_WHAT THE EXERCISE ASKS_
Your job is to retype all of the data word for word, leaving every image out.
=-=-=
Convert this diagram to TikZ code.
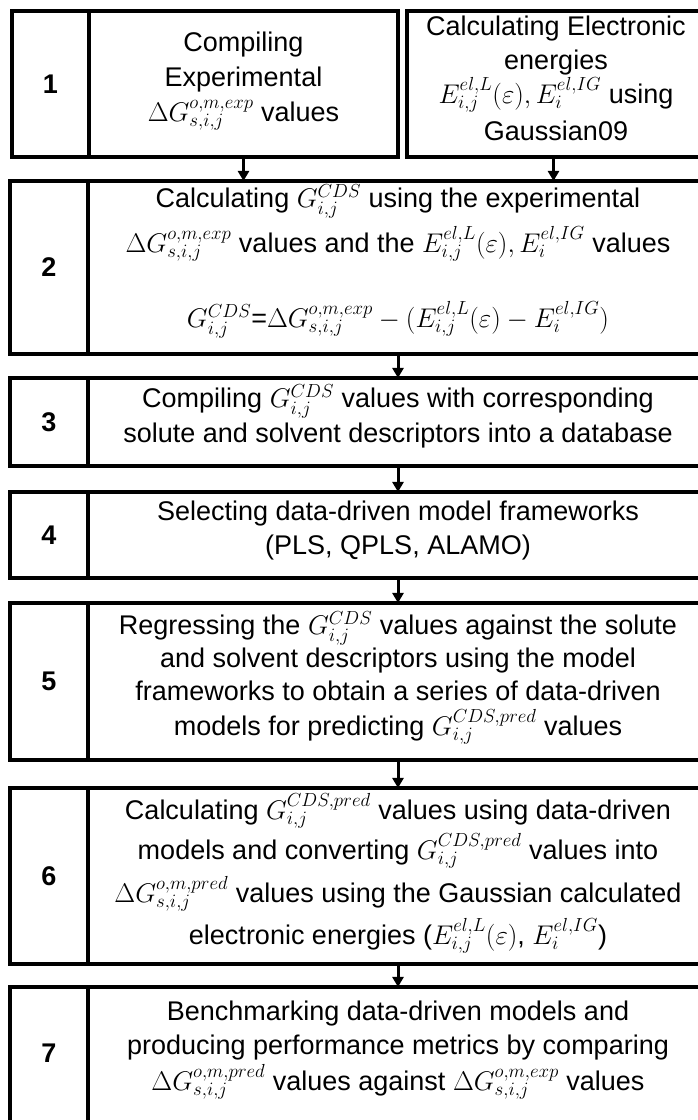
\documentclass[tikz,border=0pt]{standalone}
\usepackage{fix-cm}
\usepackage{fontspec}
\setmainfont{Liberation Sans}
\usetikzlibrary{arrows.meta}
\begin{document}
\begin{tikzpicture}[x=1pt,y=1pt,
  box/.style={draw=black, line width=4pt, inner sep=0pt, outer sep=0pt},
  lbl/.style={font=\fontsize{27}{33}\selectfont\bfseries, inner sep=0pt},
  txt/.style={font=\fontsize{27}{33}\selectfont, inner sep=0pt, anchor=mid},
  flow/.style={line width=3pt, -{Triangle[length=10pt,width=11pt]}}]
\useasboundingbox (0,0) rectangle (698,1120);
% row 1  (y 11.5 .. 157.5)
\node[box, minimum width=77, minimum height=146] (L1) at (50.5,1035.5) {};
\node[lbl] (n1) at (L1) {1};
\node[box, minimum width=309, minimum height=146] (A1) at (243.5,1035.5) {};
\node[txt] (a1) at (243.5,1120-49) {Compiling};
\node[txt] (a2) at (243.5,1120-84) {Experimental};
\node[txt] (a3) at (243.5,1120-119) {$\Delta G_{s,i,j}^{o,m,exp}$ values};
\node[box, minimum width=301, minimum height=146] (B1) at (557.5,1035.5) {};
\node[txt] (b1) at (556,1120-33) {Calculating Electronic};
\node[txt] (b2) at (556,1120-67) {energies};
\node[txt] (b3) at (556,1120-101) {$E_{i,j}^{el,L}(\varepsilon), E_i^{el,IG}$ using};
\node[txt] (b4) at (556,1120-138) {Gaussian09};
% row 2  (y 181 .. 354)
\node[box, minimum width=78, minimum height=173] (L2) at (49,852.5) {};
\node[lbl] (n2) at (L2) {2};
\node[box, minimum width=620, minimum height=173] (C2) at (398,852.5) {};
\node[txt] (c21) at (398,1120-205) {Calculating $G_{i,j}^{CDS}$ using the experimental};
\node[txt] (c22) at (398,1120-250) {$\Delta G_{s,i,j}^{o,m,exp}$ values and the $E_{i,j}^{el,L}(\varepsilon), E_i^{el,IG}$ values};
\node[txt] (c23) at (398,1120-325) {$G_{i,j}^{CDS}$=$\Delta G_{s,i,j}^{o,m,exp} - (E_{i,j}^{el,L}(\varepsilon) - E_i^{el,IG})$};
% row 3  (y 378 .. 466)
\node[box, minimum width=78, minimum height=88] (L3) at (49,698) {};
\node[lbl] (n3) at (L3) {3};
\node[box, minimum width=620, minimum height=88] (C3) at (398,698) {};
\node[txt] (c31) at (398,1120-405) {Compiling $G_{i,j}^{CDS}$ values with corresponding};
\node[txt] (c32) at (398,1120-440) {solute and solvent descriptors into a database};
% row 4  (y 492 .. 578)
\node[box, minimum width=78, minimum height=86] (L4) at (49,585) {};
\node[lbl] (n4) at (L4) {4};
\node[box, minimum width=620, minimum height=86] (C4) at (398,585) {};
\node[txt] (c41) at (398,1120-518) {Selecting data-driven model frameworks};
\node[txt] (c42) at (398,1120-552) {(PLS, QPLS, ALAMO)};
% row 5  (y 603 .. 760)
\node[box, minimum width=78, minimum height=157] (L5) at (49,438.5) {};
\node[lbl] (n5) at (L5) {5};
\node[box, minimum width=620, minimum height=157] (C5) at (398,438.5) {};
\node[txt] (c51) at (398,1120-632) {Regressing the $G_{i,j}^{CDS}$ values against the solute};
\node[txt] (c52) at (398,1120-665) {and solvent descriptors using the model};
\node[txt] (c53) at (398,1120-698) {frameworks to obtain a series of data-driven};
\node[txt] (c54) at (398,1120-733) {models for predicting $G_{i,j}^{CDS,pred}$ values};
% row 6  (y 788 .. 964)
\node[box, minimum width=78, minimum height=176] (L6) at (49,244) {};
\node[lbl] (n6) at (L6) {6};
\node[box, minimum width=620, minimum height=176] (C6) at (398,244) {};
\node[txt] (c61) at (398,1120-817) {Calculating $G_{i,j}^{CDS,pred}$ values using data-driven};
\node[txt] (c62) at (398,1120-857) {models and converting $G_{i,j}^{CDS,pred}$ values into};
\node[txt] (c63) at (398,1120-900) {$\Delta G_{s,i,j}^{o,m,pred}$ values using the Gaussian calculated};
\node[txt] (c64) at (398,1120-942) {electronic energies ($E_{i,j}^{el,L}(\varepsilon)$, $E_i^{el,IG}$)};
% row 7  (y 987 .. cut)
\node[box, minimum width=78, minimum height=213] (L7) at (49,26.5) {};
\node[lbl] (n7) at (49,1120-1053) {7};
\node[box, minimum width=620, minimum height=213] (C7) at (398,26.5) {};
\node[txt] (c71) at (398,1120-1018) {Benchmarking data-driven models and};
\node[txt] (c72) at (398,1120-1052) {producing performance metrics by comparing};
\node[txt] (c73) at (398,1120-1088) {$\Delta G_{s,i,j}^{o,m,pred}$ values against $\Delta G_{s,i,j}^{o,m,exp}$ values};
% arrows
\draw[flow] (A1.south) -- (A1.south |- C2.north);
\draw[flow] ([xshift=-4pt]B1.south) -- ([xshift=-4pt]B1.south |- C2.north);
\draw[flow] (C2.south) -- (C3.north);
\draw[flow] (C3.south) -- (C4.north);
\draw[flow] (C4.south) -- (C5.north);
\draw[flow] (C5.south) -- (C6.north);
\draw[flow] (C6.south) -- (C7.north);
\end{tikzpicture}
\end{document}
=-=-=
_WRITTEN RESPONSE_
Convert this diagram to TikZ code.
\documentclass[tikz,border=0pt]{standalone}
\usepackage{fix-cm}
\usepackage{fontspec}
\setmainfont{Liberation Sans}
\usetikzlibrary{arrows.meta}
\begin{document}
\begin{tikzpicture}[x=1pt,y=1pt,
  box/.style={draw=black, line width=4pt, inner sep=0pt, outer sep=0pt},
  lbl/.style={font=\fontsize{27}{33}\selectfont\bfseries, inner sep=0pt},
  txt/.style={font=\fontsize{27}{33}\selectfont, inner sep=0pt, anchor=mid},
  flow/.style={line width=3pt, -{Triangle[length=10pt,width=11pt]}}]
\useasboundingbox (0,0) rectangle (698,1120);
% row 1  (y 11.5 .. 157.5)
\node[box, minimum width=77, minimum height=146] (L1) at (50.5,1035.5) {};
\node[lbl] (n1) at (L1) {1};
\node[box, minimum width=309, minimum height=146] (A1) at (243.5,1035.5) {};
\node[txt] (a1) at (243.5,1120-49) {Compiling};
\node[txt] (a2) at (243.5,1120-84) {Experimental};
\node[txt] (a3) at (243.5,1120-119) {$\Delta G_{s,i,j}^{o,m,exp}$ values};
\node[box, minimum width=301, minimum height=146] (B1) at (557.5,1035.5) {};
\node[txt] (b1) at (556,1120-33) {Calculating Electronic};
\node[txt] (b2) at (556,1120-67) {energies};
\node[txt] (b3) at (556,1120-101) {$E_{i,j}^{el,L}(\varepsilon), E_i^{el,IG}$ using};
\node[txt] (b4) at (556,1120-138) {Gaussian09};
% row 2  (y 181 .. 354)
\node[box, minimum width=78, minimum height=173] (L2) at (49,852.5) {};
\node[lbl] (n2) at (L2) {2};
\node[box, minimum width=620, minimum height=173] (C2) at (398,852.5) {};
\node[txt] (c21) at (398,1120-205) {Calculating $G_{i,j}^{CDS}$ using the experimental};
\node[txt] (c22) at (398,1120-250) {$\Delta G_{s,i,j}^{o,m,exp}$ values and the $E_{i,j}^{el,L}(\varepsilon), E_i^{el,IG}$ values};
\node[txt] (c23) at (398,1120-325) {$G_{i,j}^{CDS}$=$\Delta G_{s,i,j}^{o,m,exp} - (E_{i,j}^{el,L}(\varepsilon) - E_i^{el,IG})$};
% row 3  (y 378 .. 466)
\node[box, minimum width=78, minimum height=88] (L3) at (49,698) {};
\node[lbl] (n3) at (L3) {3};
\node[box, minimum width=620, minimum height=88] (C3) at (398,698) {};
\node[txt] (c31) at (398,1120-405) {Compiling $G_{i,j}^{CDS}$ values with corresponding};
\node[txt] (c32) at (398,1120-440) {solute and solvent descriptors into a database};
% row 4  (y 492 .. 578)
\node[box, minimum width=78, minimum height=86] (L4) at (49,585) {};
\node[lbl] (n4) at (L4) {4};
\node[box, minimum width=620, minimum height=86] (C4) at (398,585) {};
\node[txt] (c41) at (398,1120-518) {Selecting data-driven model frameworks};
\node[txt] (c42) at (398,1120-552) {(PLS, QPLS, ALAMO)};
% row 5  (y 603 .. 760)
\node[box, minimum width=78, minimum height=157] (L5) at (49,438.5) {};
\node[lbl] (n5) at (L5) {5};
\node[box, minimum width=620, minimum height=157] (C5) at (398,438.5) {};
\node[txt] (c51) at (398,1120-632) {Regressing the $G_{i,j}^{CDS}$ values against the solute};
\node[txt] (c52) at (398,1120-665) {and solvent descriptors using the model};
\node[txt] (c53) at (398,1120-698) {frameworks to obtain a series of data-driven};
\node[txt] (c54) at (398,1120-733) {models for predicting $G_{i,j}^{CDS,pred}$ values};
% row 6  (y 788 .. 964)
\node[box, minimum width=78, minimum height=176] (L6) at (49,244) {};
\node[lbl] (n6) at (L6) {6};
\node[box, minimum width=620, minimum height=176] (C6) at (398,244) {};
\node[txt] (c61) at (398,1120-817) {Calculating $G_{i,j}^{CDS,pred}$ values using data-driven};
\node[txt] (c62) at (398,1120-857) {models and converting $G_{i,j}^{CDS,pred}$ values into};
\node[txt] (c63) at (398,1120-900) {$\Delta G_{s,i,j}^{o,m,pred}$ values using the Gaussian calculated};
\node[txt] (c64) at (398,1120-942) {electronic energies ($E_{i,j}^{el,L}(\varepsilon)$, $E_i^{el,IG}$)};
% row 7  (y 987 .. cut)
\node[box, minimum width=78, minimum height=213] (L7) at (49,26.5) {};
\node[lbl] (n7) at (49,1120-1053) {7};
\node[box, minimum width=620, minimum height=213] (C7) at (398,26.5) {};
\node[txt] (c71) at (398,1120-1018) {Benchmarking data-driven models and};
\node[txt] (c72) at (398,1120-1052) {producing performance metrics by comparing};
\node[txt] (c73) at (398,1120-1088) {$\Delta G_{s,i,j}^{o,m,pred}$ values against $\Delta G_{s,i,j}^{o,m,exp}$ values};
% arrows
\draw[flow] (A1.south) -- (A1.south |- C2.north);
\draw[flow] ([xshift=-4pt]B1.south) -- ([xshift=-4pt]B1.south |- C2.north);
\draw[flow] (C2.south) -- (C3.north);
\draw[flow] (C3.south) -- (C4.north);
\draw[flow] (C4.south) -- (C5.north);
\draw[flow] (C5.south) -- (C6.north);
\draw[flow] (C6.south) -- (C7.north);
\end{tikzpicture}
\end{document}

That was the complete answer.